Legendary Hollywood director, Francis Ford Coppola, blamed major studios for the diminishing success of his films in recent years.
Coppola shared his perspective on the systems in place at major motion studios during the Cannes Film Festival press conference for “Megalopolis,” a film he financed entirely on his own. “I fear that the film industry has become more of a matter of people being hired to meet their debt obligations because the studios are in great, great debt,” he said, according to Variety. “And the job is not so much to make good movies, the job is to make sure they pay their debt obligations.”
Coppola went on to suggest this is not a successful framework for the film industry and suggested that if studios maintain this position when creating new movies, they might not be around much longer.
“Obviously, new companies like Amazon and Apple and Microsoft, they have plenty of money, so it might be that the studios we knew for so long, some wonderful ones, are not to be here in the future anymore,” he told Variety.
Coppola’s conversation about his dwindling faith in studios was evident in his devotion to self-funding his own work. He as been trying to make “Megalopolis” for decades, and wound up investing $120 million of his own personal finances to produce the film, according to Variety.

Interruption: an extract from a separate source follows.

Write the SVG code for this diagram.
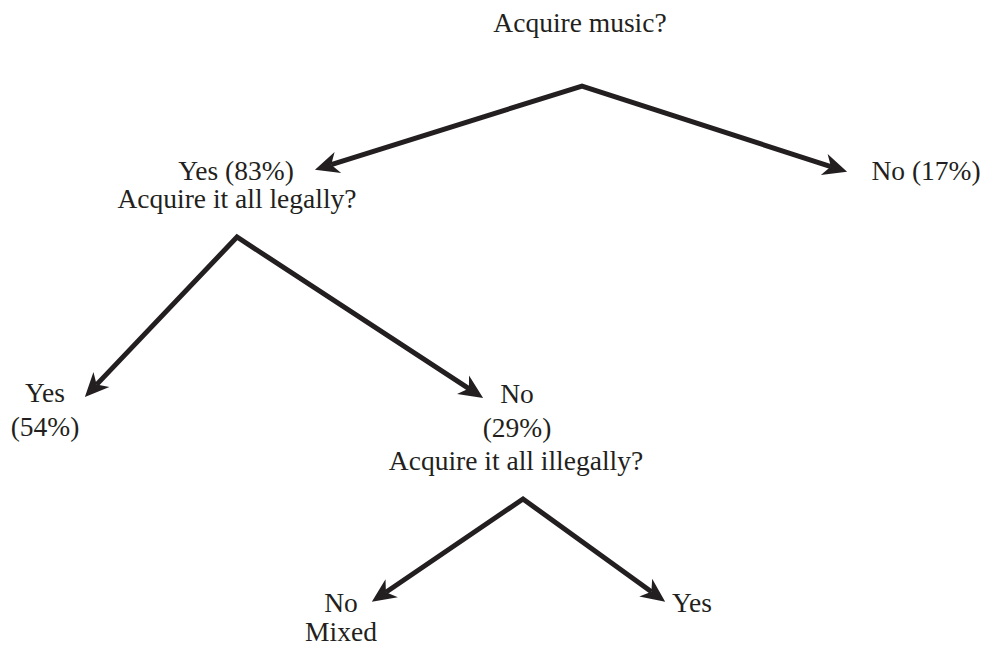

Coppola tapped into money earned from his wine empire to support the making of his movie. (RELATED: Disney CEO Bob Iger Says Company Will Cut Marvel Movie Output Over Quality Concerns: REPORT)
“Megalopolis” is the first film the 85-year-old director has made since releasing “Twixt,” in 2011. Stars of the film include Grace VanderWaal, Laurence Fishburne, D.B. Sweeney, Talia Shire, Giancarlo Esposito, Chloe Fineman, Nathalie Emmanuel, Jon Voight, Kathryn Hunter and Shia LaBeouf.